Glory is an 11-year-old autistic girl, who’s fascinated with the sun and high places. Her mother, Kay, has been trying to help her get into a good school, but is somewhat living in denial about how serious her daughter’s condition is. Glory’s condition has torn apart her marriage and her relationship with her 17-year-old son, Robert.

When Jack moves into the family’s home, she thinks the job will be easy, but she doesn’t care much for Glory. Robert instantly falls for Jack when she begins working for the family, but he believes she’s much older than she really is. After only a few days of training, Kay goes back to work and leaves Jack on her own with Glory.

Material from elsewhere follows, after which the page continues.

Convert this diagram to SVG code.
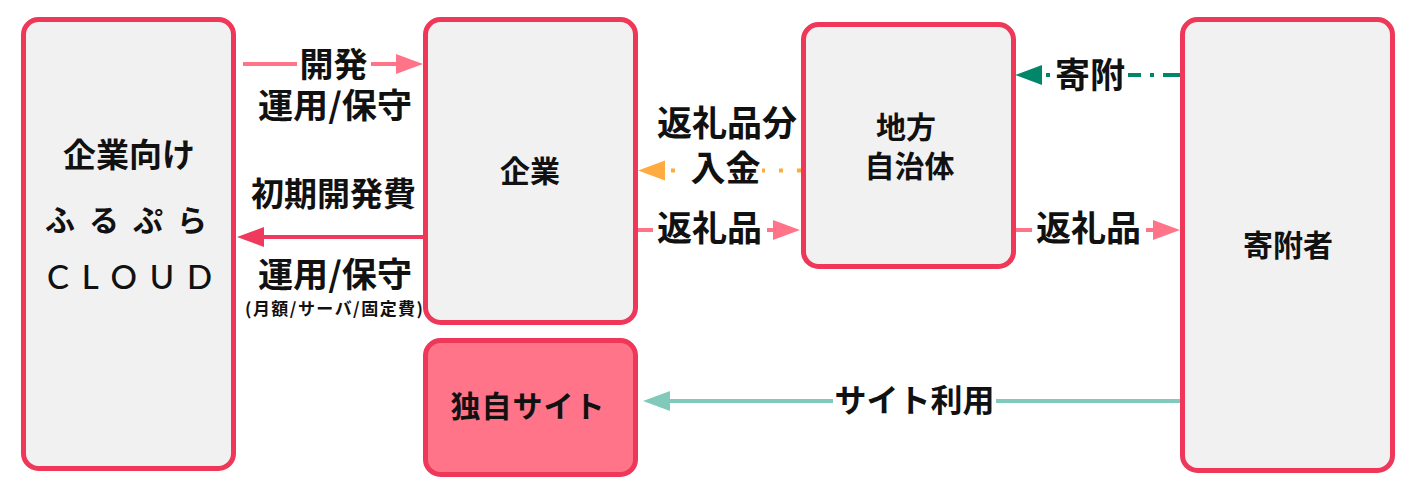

At first, Jack ignores Glory and treats her terribly. Robert quickly catches on that perhaps Donna/Jack is not as qualified for the position as his mother believes, but because of his feelings towards Jack, he keeps his opinions quiet.

After working with Glory for a few weeks, Jack realizes how special and smart the girl actually is. She begins to actually care for Glory and realizes how fulfilling it is to help her learn. When Glory gets the opportunity to interview for the best special education school available, Jack works especially hard to help the girl prepare for her interview. Everything seems to be looking up for Jack, but she can’t hide her identity forever if she wants to get her sister back.

JACK OF THE RED HEARTS is a heartwarming movie, filled with themes of family, loving others before yourself and choosing to do what is right. There are many beautiful shots in the film, and Taylor Richardson, who plays Glory, does a beautiful job bringing a young autistic child to life. Also, the movie strongly highlights what a family goes through while raising a child with disabilities, but also shows how amazing these children can be.

Because of the foul language and some underage alcohol use, extreme caution is advised, but, otherwise, JACK OF THE RED HEARTS is a movie aimed at older mature viewers. Delete at least half of the foul language, and JACK could be a more family-friendly movie.